Cosine similarity is a fundamental measure used to determine the similarity between two vectors by calculating the cosine of the angle between them. This metric is widely used in machine learning, data mining, information retrieval, and natural language processing to quantify how similar two data points are in terms of their direction in multi-dimensional space.
The cosine similarity formula is: cos(θ) = (A · B) / (|A| × |B|), where A · B is the dot product of vectors A and B, and |A| and |B| are their respective magnitudes. This formula produces a value between -1 and 1, where 1 indicates identical direction, 0 indicates orthogonality, and -1 indicates opposite directions.
Mathematical Foundation
The mathematical foundation of cosine similarity lies in the geometric relationship between vectors in n-dimensional space. Unlike Euclidean distance, which measures the magnitude of difference between vectors, cosine similarity focuses solely on the angle between them, making it independent of vector magnitude.

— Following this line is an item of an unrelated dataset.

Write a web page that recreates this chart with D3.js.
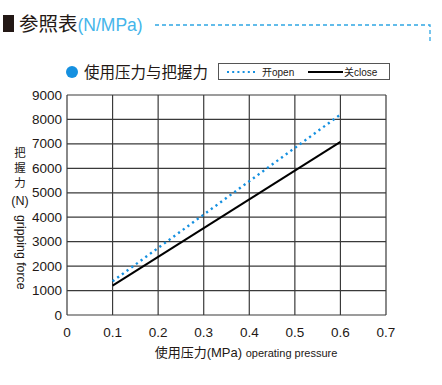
<!DOCTYPE html>
<html>
<head>
<meta charset="utf-8">
<script src="https://cdn.jsdelivr.net/npm/d3@7"></script>
<style>
  body { margin: 0; background: #fff; }
  text { font-family: "Liberation Sans", Arial, "Noto Sans CJK SC", sans-serif; }
  .cjk { font-family: "Noto Sans CJK SC", sans-serif; }
</style>
</head>
<body>
<div id="chart"></div>
<script>
// data
var pressure = [0.1, 0.6];
var openForce = [1380, 8200];
var closeForce = [1200, 7080];
var xTicks = [0, 0.1, 0.2, 0.3, 0.4, 0.5, 0.6, 0.7];
var yTicks = [0, 1000, 2000, 3000, 4000, 5000, 6000, 7000, 8000, 9000];

var W = 442, H = 385;
var margin = { top: 95, right: 56, bottom: 70, left: 67 },
    width = W - margin.left - margin.right,
    height = H - margin.top - margin.bottom;

var svg = d3.select("#chart")
    .append("svg")
    .attr("width", W)
    .attr("height", H);

// header
svg.append("rect").attr("x", 3).attr("y", 15).attr("width", 11).attr("height", 17).attr("fill", "#231815");
var head = svg.append("text").attr("x", 19).attr("y", 31).style("font-size", "19.5px");
head.append("tspan").attr("class", "cjk").attr("fill", "#231815").text("参照表");
head.append("tspan").attr("fill", "#45b5ea").style("font-size", "17.5px").text("(N/MPa)");
svg.append("path")
    .attr("d", "M155,25H430V44")
    .attr("fill", "none")
    .attr("stroke", "#2fa6e4")
    .attr("stroke-width", 1.3)
    .attr("stroke-dasharray", "4,3");

// legend row
svg.append("circle").attr("cx", 72).attr("cy", 72).attr("r", 6).attr("fill", "#1590e0");
svg.append("text").attr("class", "cjk").attr("x", 84).attr("y", 78)
    .style("font-size", "15.5px").attr("fill", "#231815").text("使用压力与把握力");
svg.append("rect").attr("x", 218.5).attr("y", 63.5).attr("width", 171).attr("height", 16)
    .attr("fill", "#fff").attr("stroke", "#555").attr("stroke-width", 1);
svg.append("line").attr("x1", 227).attr("x2", 256).attr("y1", 72).attr("y2", 72)
    .attr("stroke", "#1590e0").attr("stroke-width", 2.2).attr("stroke-dasharray", "2,3.2");
svg.append("text").attr("x", 262).attr("y", 76).style("font-size", "10px").attr("fill", "#231815")
    .html('<tspan class="cjk">开</tspan>open');
svg.append("line").attr("x1", 308).attr("x2", 343).attr("y1", 72).attr("y2", 72)
    .attr("stroke", "#000").attr("stroke-width", 2);
svg.append("text").attr("x", 344).attr("y", 76).style("font-size", "10px").attr("fill", "#231815")
    .html('<tspan class="cjk">关</tspan>close');

var g = svg.append("g").attr("transform", "translate(" + margin.left + "," + margin.top + ")");

var x = d3.scaleLinear().domain([0, 0.7]).range([0, width]);
var y = d3.scaleLinear().domain([0, 9000]).range([height, 0]);

// grid
g.selectAll(".vgrid").data(xTicks).enter().append("line")
    .attr("x1", function (d) { return x(d); })
    .attr("x2", function (d) { return x(d); })
    .attr("y1", 0).attr("y2", height)
    .attr("stroke", "#3a3a3a").attr("stroke-width", 1.2);
g.selectAll(".hgrid").data(yTicks).enter().append("line")
    .attr("x1", 0).attr("x2", width)
    .attr("y1", function (d) { return y(d); })
    .attr("y2", function (d) { return y(d); })
    .attr("stroke", "#3a3a3a").attr("stroke-width", 1.2);

// tick labels
g.selectAll(".ylab").data(yTicks).enter().append("text")
    .attr("x", -5).attr("y", function (d) { return y(d) + 4.5; })
    .attr("text-anchor", "end").style("font-size", "13.5px").attr("fill", "#231815")
    .text(function (d) { return d; });
g.selectAll(".xlab").data(xTicks).enter().append("text")
    .attr("x", function (d) { return x(d); }).attr("y", height + 22)
    .attr("text-anchor", "middle").style("font-size", "13.5px").attr("fill", "#231815")
    .text(function (d) { return d; });

// lines
var line = d3.line()
    .x(function (d) { return x(d[0]); })
    .y(function (d) { return y(d[1]); });

g.append("path")
    .datum(d3.zip(pressure, closeForce))
    .attr("d", line).attr("fill", "none")
    .attr("stroke", "#000").attr("stroke-width", 2);
g.append("path")
    .datum(d3.zip(pressure, openForce))
    .attr("d", line).attr("fill", "none")
    .attr("stroke", "#1590e0").attr("stroke-width", 2.4)
    .attr("stroke-dasharray", "2.2,3.6");

// x title
var xt = svg.append("text").attr("x", 246).attr("y", 357).attr("text-anchor", "middle")
    .attr("fill", "#231815").style("font-size", "13px");
xt.append("tspan").attr("class", "cjk").text("使用压力");
xt.append("tspan").text("(MPa) ");
xt.append("tspan").style("font-size", "11px").text("operating pressure");

// y title
["把", "握", "力"].forEach(function (c, i) {
    svg.append("text").attr("class", "cjk").attr("x", 20).attr("y", 157 + i * 15)
        .attr("text-anchor", "middle").style("font-size", "11.5px").attr("fill", "#231815").text(c);
});
svg.append("text").attr("x", 20).attr("y", 205).attr("text-anchor", "middle")
    .style("font-size", "12.5px").attr("fill", "#231815").text("(N)");
svg.append("text")
    .attr("transform", "translate(17,215) rotate(90)")
    .style("font-size", "12.3px").attr("fill", "#231815").text("gripping force");
</script>
</body>
</html>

This property makes cosine similarity particularly valuable when comparing data where magnitude differences are less important than directional similarities. For example, in text analysis, two documents might have different lengths but similar topics, making cosine similarity more appropriate than distance-based measures.
Range and Interpretation
Cosine similarity values range from -1 to 1: A value of 1 means vectors point in exactly the same direction (identical orientation), 0 indicates perpendicular vectors (no correlation), and -1 represents vectors pointing in completely opposite directions. Values closer to 1 indicate higher similarity, while values closer to -1 indicate greater dissimilarity.